He married a second wife named Vasilisa or Vassa shortly before his death. They had no known children.

Об Александре Невском (русский)

Князь Новгородский (1236-1249 годы), Великий Князь Киевский (1249-1252), Великий Князь Владимирский (1252-1263), от Рюрика XI колено.

Алекса́ндр Яросла́вич Не́вский (1220 (или 1221), Переславль-Залесский — 1263, Городец) — князь Новгородский (1236—1240, 1241—1252 и 1257—1263), князь Киевский (1241—1252), Великий князь Владимирский (1252—1263).

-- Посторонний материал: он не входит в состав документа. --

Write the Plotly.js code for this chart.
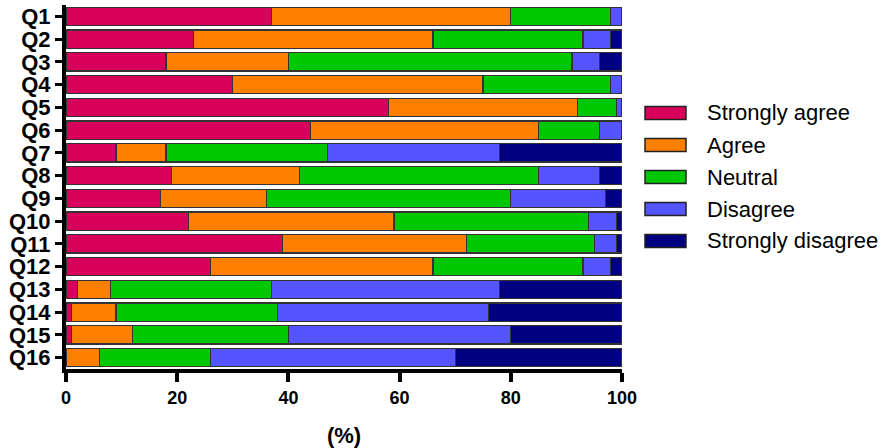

Канонизирован Русской православной церковью, как благоверный, при митрополите Макарии на Московском Соборе 1547 года.

Молодые годы

Второй сын переяславльского (позже великого князя киевского и владимирского) Ярослава Всеволодовича, от второго брака с Ростиславой-Феодосией Мстиславовной (в иночестве Евфросиния), дочерью князя новгородского и галицкого Мстислава Удалого. Какое то время, актуально было предположение генеалога Н. А. Баумгартена высказанное 1908 году, что матерью Александра была Феодосия — дочь рязанского князя Игоря Глебовича, умершего в 1195 году, в настоящее время эта гипотеза не находит своего подтверждения.

Родился Александр Ярославич в Переяславле-Залесском в 1220 году. Последние исследования уточняют эту дату до 13 мая 1221 года.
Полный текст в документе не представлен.